1993 military operation in Afghanistan

The Afshar Massacre was a state-sponsored military operation in Afghanistan that took place on February 11–12, 1993 during the Second Afghan Civil War. The operation was launched by Ahmad Shah Massoud and Burhanuddin Rabbani's Islamic State of Afghanistan government and the allied Abdulrab Rasul Sayyaf's Ittehad-i Islami paramilitary forces against the densely populated, Hazara majority, Afshar district in west Kabul. The Afshar operation, which saw hundreds of Shia Hazaras systemically targeted and depopulated from villages in the area was considered one of the first such sectarian oriented incident in Afghanistan's modern history. It is also considered to have been one of the worst single events in Afghanistan's wars.
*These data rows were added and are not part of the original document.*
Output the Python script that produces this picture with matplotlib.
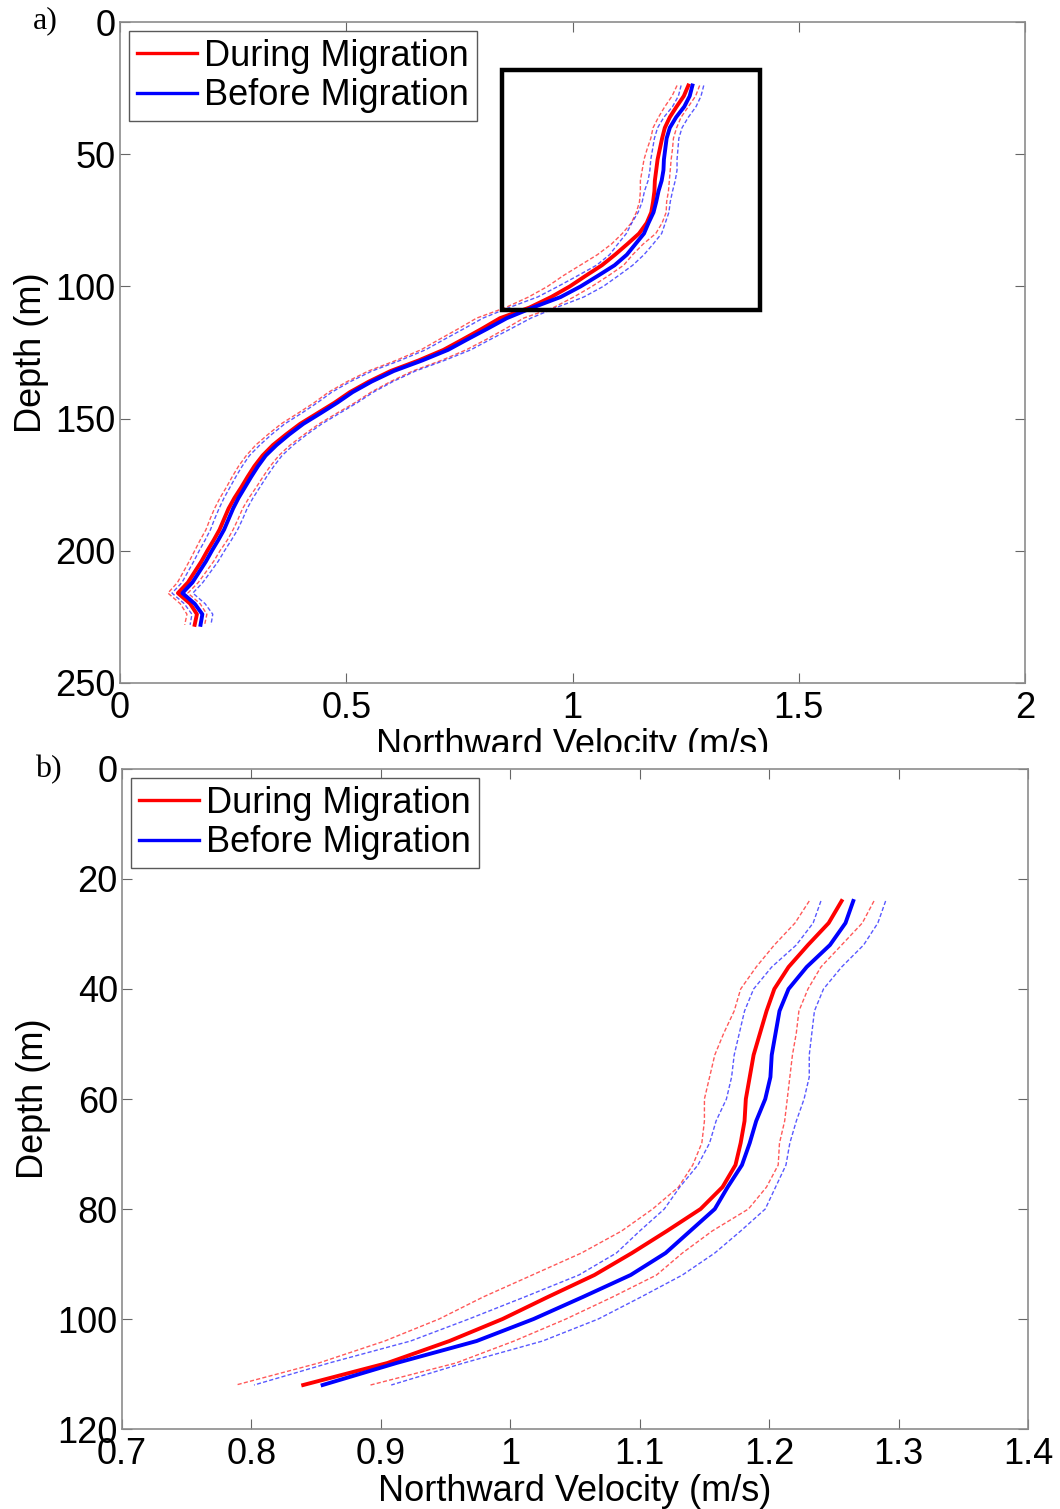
import numpy as np
import matplotlib
matplotlib.use('Agg')
from matplotlib import pyplot as plt
from matplotlib.patches import Rectangle
from matplotlib.ticker import FormatStrFormatter

# depth bins (m)
depth = [24, 28, 32, 36, 40, 44, 48, 52, 56, 60, 64, 68, 72, 76, 80, 84,
         88, 92, 96, 100, 104, 108, 112, 116, 120, 124, 128, 132, 136, 140,
         144, 148, 152, 156, 160, 164, 168, 172, 176, 180, 184, 188, 192,
         196, 200, 204, 208, 212, 216, 220, 224, 228]

# mean northward velocity (m/s)
during = [1.256, 1.246, 1.230, 1.215, 1.204, 1.198, 1.193, 1.188, 1.185,
          1.182, 1.181, 1.178, 1.174, 1.164, 1.147, 1.121, 1.094, 1.065,
          1.029, 0.994, 0.953, 0.905, 0.840,
          0.800, 0.758, 0.715, 0.660, 0.598, 0.550, 0.508, 0.474, 0.436,
          0.398, 0.367, 0.338, 0.315, 0.297, 0.282, 0.268, 0.253, 0.240,
          0.230, 0.220, 0.207, 0.193, 0.180, 0.165, 0.150, 0.128, 0.155,
          0.170, 0.165]
before = [1.265, 1.259, 1.247, 1.229, 1.215, 1.208, 1.205, 1.202, 1.201,
          1.197, 1.190, 1.185, 1.179, 1.168, 1.158, 1.139, 1.120, 1.093,
          1.056, 1.018, 0.974, 0.912, 0.855,
          0.812, 0.768, 0.725, 0.668, 0.605, 0.556, 0.514, 0.480, 0.443,
          0.405, 0.374, 0.346, 0.322, 0.305, 0.290, 0.276, 0.262, 0.250,
          0.240, 0.230, 0.217, 0.203, 0.190, 0.175, 0.160, 0.138, 0.165,
          0.182, 0.178]

# spread shown by the dashed lines (m/s)
during_sd = [0.025, 0.026, 0.026, 0.025, 0.026, 0.025, 0.028, 0.030, 0.031,
             0.032, 0.031, 0.030, 0.033, 0.034, 0.037, 0.035, 0.039, 0.048,
             0.050, 0.049, 0.050, 0.053, 0.052,
             0.052, 0.052, 0.050, 0.050, 0.049, 0.048, 0.047, 0.045, 0.043,
             0.042, 0.040, 0.038, 0.036, 0.035, 0.034, 0.033, 0.032, 0.031,
             0.031, 0.030, 0.030, 0.028, 0.027, 0.025, 0.023, 0.022, 0.022,
             0.022, 0.022]
before_sd = [0.025, 0.025, 0.026, 0.027, 0.027, 0.027, 0.028, 0.029, 0.030,
             0.030, 0.031, 0.031, 0.034, 0.037, 0.039, 0.039, 0.038, 0.040,
             0.045, 0.050, 0.051, 0.052, 0.053,
             0.052, 0.051, 0.050, 0.049, 0.048, 0.047, 0.046, 0.044, 0.042,
             0.041, 0.039, 0.037, 0.036, 0.035, 0.034, 0.033, 0.032, 0.031,
             0.031, 0.030, 0.029, 0.028, 0.027, 0.025, 0.023, 0.023, 0.023,
             0.023, 0.023]

zoom_x = [0.845, 1.414]
zoom_depth = [18, 109]

labels = ['During Migration', 'Before Migration']
xticks_a = [0, 0.5, 1, 1.5, 2]
yticks_a = [0, 50, 100, 150, 200, 250]
xticks_b = [0.7, 0.8, 0.9, 1.0, 1.1, 1.2, 1.3, 1.4]
yticks_b = [0, 20, 40, 60, 80, 100, 120]

plt.rcParams['font.family'] = ['Liberation Sans', 'DejaVu Sans']
FS = 26

depth = np.array(depth)
during, before = np.array(during), np.array(before)
during_sd, before_sd = np.array(during_sd), np.array(before_sd)

fig = plt.figure(figsize=(10.6, 15.09), dpi=100)
ax_a = fig.add_axes([0.1132, 0.5474, 0.8538, 0.4380])
ax_b = fig.add_axes([0.1151, 0.0530, 0.8547, 0.4374])
ax_b.set_zorder(2)

# white band hides the bottom of panel a's x label, as in the original figure
fig.patches.append(Rectangle((0, 0), 1, 0.5017, transform=fig.transFigure,
                             facecolor='white', edgecolor='none', zorder=1))


def draw_profiles(ax, mask):
    d = depth[mask]
    dash = (0, (3, 1.6))
    ax.plot(during[mask], d, c='red', lw=2.8, label=labels[0], zorder=3)
    ax.plot(before[mask], d, c='blue', lw=2.8, label=labels[1], zorder=3)
    for mean, sd, col in [(during, during_sd, 'red'), (before, before_sd, 'blue')]:
        ax.plot(mean[mask] - sd[mask], d, c=col, lw=1.0, ls=dash, alpha=0.65, zorder=4)
        ax.plot(mean[mask] + sd[mask], d, c=col, lw=1.0, ls=dash, alpha=0.65, zorder=4)


def style(ax, xt, yt, xlim, ylim):
    ax.set_xlim(xlim)
    ax.set_ylim(ylim)
    ax.set_xticks(xt)
    ax.set_yticks(yt)
    ax.xaxis.set_major_formatter(FormatStrFormatter('%g'))
    ax.tick_params(direction='in', top=True, right=True, length=7,
                   width=0.8, color='0.4', labelsize=FS)
    ax.tick_params(axis='x', pad=6)
    ax.tick_params(axis='y', pad=3)
    for s in ax.spines.values():
        s.set_color('0.55')
        s.set_linewidth(1.2)
    ax.set_xlabel('Northward Velocity (m/s)', fontsize=FS, labelpad=1)
    ax.set_ylabel('Depth (m)', fontsize=FS, labelpad=5)
    leg = ax.legend(loc='upper left', fontsize=FS, handlelength=1.65,
                    handletextpad=0.2, labelspacing=0.12, borderpad=0.22,
                    borderaxespad=0.25, fancybox=False, framealpha=1)
    leg.get_frame().set_edgecolor('0.35')
    leg.get_frame().set_linewidth(1.0)
    for h in leg.get_lines():
        h.set_linewidth(2.4)


draw_profiles(ax_a, depth > 0)
style(ax_a, xticks_a, yticks_a, (0, 2), (250, 0))
ax_a.add_patch(Rectangle((zoom_x[0], zoom_depth[0]), zoom_x[1] - zoom_x[0],
                         zoom_depth[1] - zoom_depth[0], fill=False,
                         edgecolor='black', lw=3.2, zorder=5))

draw_profiles(ax_b, depth <= 112)
style(ax_b, xticks_b, yticks_b, (0.7, 1.4), (120, 0))

fig.text(0.043, 0.986, 'a)', fontsize=23, family='Liberation Serif', va='center', ha='center')
fig.text(0.046, 0.490, 'b)', fontsize=23, family='Liberation Serif', va='center', ha='center')

fig.savefig('out.png', dpi=100, facecolor='white')
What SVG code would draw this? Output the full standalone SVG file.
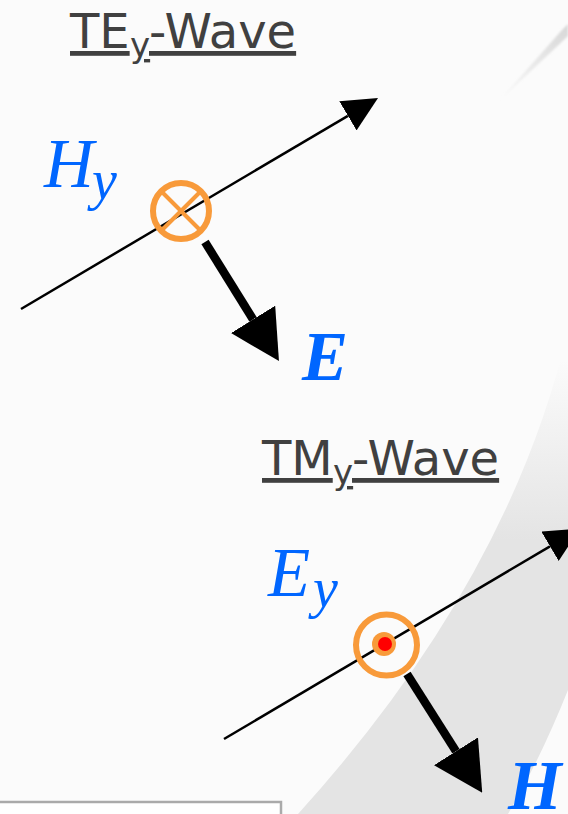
<svg xmlns="http://www.w3.org/2000/svg" width="568" height="814" viewBox="0 0 568 814">
  <style>
    .title { font-family: "DejaVu Sans", "Verdana", sans-serif; fill: #404040; text-decoration: underline; }
    .main { font-size: 48px; }
    .sub { font-size: 34px; }
    .math { font-family: "Liberation Serif", "Times New Roman", serif; font-style: italic; fill: #0066ff; }
    .mathbig { font-size: 69px; }
    .mathsub { font-size: 56px; }
    .bold { font-weight: bold; }
    .ring { fill: none; stroke: #f89a3a; stroke-width: 6; }
    .cross { stroke: #f89a3a; stroke-width: 4; }
    .thin { stroke: #000; stroke-width: 2.5; fill: none; }
    .thick { stroke: #000; stroke-width: 8.5; fill: none; }
  </style>
  <defs>
    <marker id="headThin" viewBox="0 -17 35 34" refX="0" refY="0" markerWidth="35" markerHeight="34" markerUnits="userSpaceOnUse" orient="auto">
      <path d="M0,-17 L35,0 L0,17 Z" fill="#000"/>
    </marker>
    <marker id="headThick" viewBox="0 -26 49 52" refX="0" refY="0" markerWidth="49" markerHeight="52" markerUnits="userSpaceOnUse" orient="auto">
      <path d="M0,-26 L49,0 L0,26 Z" fill="#000"/>
    </marker>
    <linearGradient id="bandGrad" x1="0" y1="360" x2="0" y2="540" gradientUnits="userSpaceOnUse">
      <stop offset="0" stop-color="#e4e4e4" stop-opacity="0"/>
      <stop offset="1" stop-color="#e4e4e4" stop-opacity="1"/>
    </linearGradient>
    <linearGradient id="streakGrad" x1="498" y1="102" x2="568" y2="26" gradientUnits="userSpaceOnUse">
      <stop offset="0" stop-color="#d8d8d8" stop-opacity="0"/>
      <stop offset="1" stop-color="#d8d8d8" stop-opacity="1"/>
    </linearGradient>
    <filter id="soft" x="-20%" y="-20%" width="140%" height="140%">
      <feGaussianBlur stdDeviation="1.2"/>
    </filter>
  </defs>

  <g id="background">
    <rect x="0" y="0" width="568" height="814" fill="#fbfbfb"/>
    <path d="M568 330 Q510 580 298 814 L508 814 Q540 760 568 690 Z" fill="url(#bandGrad)"/>
    <path d="M497 103 L562 30 L568 24 L568 36 Z" fill="url(#streakGrad)" filter="url(#soft)"/>
    <rect x="-5" y="802" width="286" height="30" fill="#ffffff" stroke="#aaaaaa" stroke-width="2.5"/>
  </g>

  <g id="title-te">
    <text class="title main" x="70" y="48">TE</text>
    <text class="title sub" x="130" y="57">y</text>
    <text class="title main" x="149" y="48">-Wave</text>
  </g>

  <g id="title-tm">
    <text class="title main" x="262" y="475">TM</text>
    <text class="title sub" x="333" y="484">y</text>
    <text class="title main" x="352" y="475">-Wave</text>
  </g>

  <g id="connectors">
    <line class="thin" x1="21" y1="309" x2="347.9" y2="115.8" marker-end="url(#headThin)"/>
    <line class="thick" x1="205" y1="242" x2="253.1" y2="319.4" marker-end="url(#headThick)"/>
    <line class="thin" x1="224" y1="739" x2="550" y2="546.3" marker-end="url(#headThin)"/>
    <line class="thick" x1="407" y1="674" x2="456" y2="751.3" marker-end="url(#headThick)"/>
  </g>

  <g id="node-hy-into">
    <circle class="ring" cx="181" cy="211" r="28"/>
    <line class="cross" x1="162" y1="192" x2="200" y2="230"/>
    <line class="cross" x1="200" y1="192" x2="162" y2="230"/>
  </g>

  <g id="node-ey-out">
    <circle class="ring" cx="386.5" cy="645" r="30.5"/>
    <circle cx="384" cy="644" r="12" fill="#f89a3a"/>
    <circle cx="385" cy="644" r="7" fill="#ff0000"/>
  </g>

  <g id="label-hy">
    <text class="math mathbig" x="44" y="187">H</text>
    <text class="math mathsub" x="92" y="199">y</text>
  </g>
  <g id="label-e">
    <text class="math mathbig bold" x="302" y="380">E</text>
  </g>
  <g id="label-ey">
    <text class="math mathbig" x="268" y="596">E</text>
    <text class="math mathsub" x="313" y="607">y</text>
  </g>
  <g id="label-h">
    <text class="math mathbig bold" x="508" y="809">H</text>
  </g>
</svg>
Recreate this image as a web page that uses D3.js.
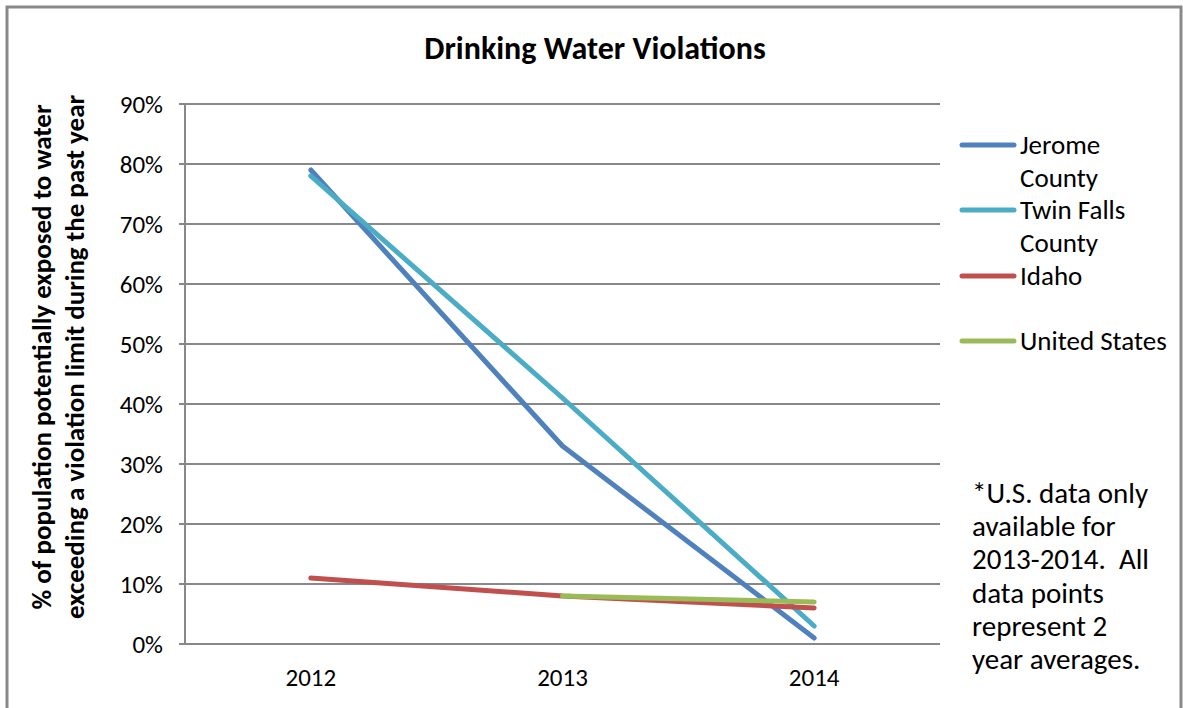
<!DOCTYPE html>
<html>
<head>
  <meta charset="UTF-8">
  <title>Drinking Water Violations</title>
  <style>
    body { margin: 0; background: #fff; }
    svg text { font-family: Carlito, "Open Sans", "Noto Sans", sans-serif; fill: #000; }
  </style>
</head>
<body>
  <svg id="chart"></svg>
  <script src="https://d3js.org/d3.v7.min.js"></script>
  <script>
    // data
    var years = ["2012", "2013", "2014"];
    var jerome = [79, 33, 1];
    var twinFalls = [78, 41, 3];
    var idaho = [11, 8, 6];
    var unitedStates = [null, 8, 7];
    var yTicks = [0, 10, 20, 30, 40, 50, 60, 70, 80, 90];

    var seriesList = [
      { name: ["Jerome", "County"], values: jerome, color: "#4f81bd" },
      { name: ["Twin Falls", "County"], values: twinFalls, color: "#4bacc6" },
      { name: ["Idaho"], values: idaho, color: "#c0504d" },
      { name: ["United States"], values: unitedStates, color: "#9bbb59" }
    ];

    var W = 1183, H = 708;
    var margin = { top: 104, right: 243, bottom: 64, left: 185 },
        width = W - margin.left - margin.right,
        height = H - margin.top - margin.bottom;

    var root = d3.select("#chart").attr("width", W).attr("height", H);

    // chart frame
    root.append("rect")
      .attr("x", 7).attr("y", 7)
      .attr("width", W - 9).attr("height", H + 10)
      .attr("fill", "none").attr("stroke", "#898989").attr("stroke-width", 3);

    var svg = root.append("g")
      .attr("transform", "translate(" + margin.left + "," + margin.top + ")");

    var x = d3.scaleBand().domain(years).range([0, width]);
    var y = d3.scaleLinear().domain([0, 90]).range([height, 0]);

    // gridlines
    svg.append("g")
      .selectAll("line")
      .data(yTicks)
      .enter().append("line")
      .attr("x1", -6).attr("x2", width)
      .attr("y1", function(d) { return y(d); })
      .attr("y2", function(d) { return y(d); })
      .attr("stroke", "#888").attr("stroke-width", 2);

    // y axis line
    svg.append("line")
      .attr("x1", 0).attr("x2", 0).attr("y1", 0).attr("y2", height)
      .attr("stroke", "#888").attr("stroke-width", 2);

    // y tick labels
    var yAxis = svg.append("g")
      .call(d3.axisLeft(y).tickValues(yTicks).tickSize(0).tickPadding(22)
        .tickFormat(function(d) { return d + "%"; }));
    yAxis.select(".domain").remove();
    yAxis.selectAll("text").style("font-size", "25px").style("font-family", null);

    // x tick labels
    var xAxis = svg.append("g")
      .attr("transform", "translate(0," + height + ")")
      .call(d3.axisBottom(x).tickSize(0).tickPadding(24));
    xAxis.select(".domain").remove();
    xAxis.selectAll("text").style("font-size", "25px").style("font-family", null);

    // lines
    var line = d3.line()
      .defined(function(d) { return d != null; })
      .x(function(d, i) { return x(years[i]) + x.bandwidth() / 2; })
      .y(function(d) { return y(d); });

    svg.selectAll(".series")
      .data(seriesList)
      .enter().append("path")
      .attr("class", "series")
      .attr("d", function(s) { return line(s.values); })
      .attr("fill", "none")
      .attr("stroke", function(s) { return s.color; })
      .attr("stroke-width", 5)
      .attr("stroke-linecap", "round")
      .attr("stroke-linejoin", "round");

    // title
    root.append("text")
      .attr("x", 595).attr("y", 59)
      .attr("text-anchor", "middle")
      .style("font-size", "32px").style("font-weight", "bold")
      .text("Drinking Water Violations");

    // y axis title
    var yt = root.append("text")
      .attr("transform", "translate(0,357) rotate(-90)")
      .attr("text-anchor", "middle")
      .style("font-size", "27px").style("font-weight", "bold");
    yt.append("tspan").attr("x", 0).attr("y", 51).text("% of population potentially exposed to water");
    yt.append("tspan").attr("x", 0).attr("y", 84).text("exceeding a violation limit during the past year");

    // legend
    var legendY = [145, 210, 276, 341];
    var legend = root.selectAll(".legend")
      .data(seriesList)
      .enter().append("g")
      .attr("class", "legend")
      .attr("transform", function(d, i) { return "translate(960," + legendY[i] + ")"; });
    legend.append("line")
      .attr("x1", 2).attr("x2", 54).attr("y1", 0).attr("y2", 0)
      .attr("stroke", function(d) { return d.color; })
      .attr("stroke-width", 5).attr("stroke-linecap", "round");
    legend.append("text")
      .style("font-size", "27px")
      .selectAll("tspan")
      .data(function(d) { return d.name; })
      .enter().append("tspan")
      .attr("x", 60)
      .attr("y", function(d, i) { return 9 + i * 33; })
      .text(function(d) { return d; });

    // note
    var noteLines = ["*U.S. data only", "available for", "2013-2014.  All", "data points", "represent 2", "year averages."];
    root.append("text")
      .style("font-size", "29px")
      .selectAll("tspan")
      .data(noteLines)
      .enter().append("tspan")
      .attr("x", 972)
      .attr("y", function(d, i) { return 503 + i * 33.2; })
      .style("white-space", "pre")
      .text(function(d) { return d; });
  </script>
</body>
</html>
==Background and objectives==
On April 26, 1992, the Afghan mujahideen leaders announced a new peace and power-sharing agreement, the Peshawar Accords. During the period discussed in this article, the sovereignty of Afghanistan was vested formally in the "Islamic State of Afghanistan", an entity created in April 1992, after the fall of the Soviet-backed Najibullah government through the Peshawar Accords. The legitimate representatives of the government were President Burhanuddin Rabbani and minister of defense Ahmad Shah Massoud.

==Preparation==
According to a Human Rights Watch report, "credible and consistent" accounts from several officials who worked in Shura-e-Nazar (the informal politico-military organization headed by Massoud) and the Rabbani interim government reveal that a military campaign against Wahdat was planned and approved by officials at the "highest levels" of the Rabbani government.

By February 1993, Massoud had conducted negotiations with dissident Wahdat commanders who signed secret protocols with him in order to avoid a long fight promising to cooperate during the conflict and to capture Mazari and his cabinet.

== Crimes ==
Numerous abuses were reported and large information was collected through interviews by two separate reports – one by Afghanistan Justice Project and another by Human Rights Watch. The abuses largely took place after the military operation itself when forces started to establish posts and to search homes.

The vast majority of testimony regarding the Afshar operation suggests that the abuses were carried out by the Ittihad forces of Abdul Rasul Sayyaf and not the Jamiat forces of Ahmad Shah Massoud. Ittihad forces played a major role in the assault, working directly under Sayyaf and receiving pay from him. The Ittihad forces were not absorbed into the ministry of defense. Sayyaf acted as the de facto general commander of Ittihad forces during the operation and was directly in touch with senior commanders by radio.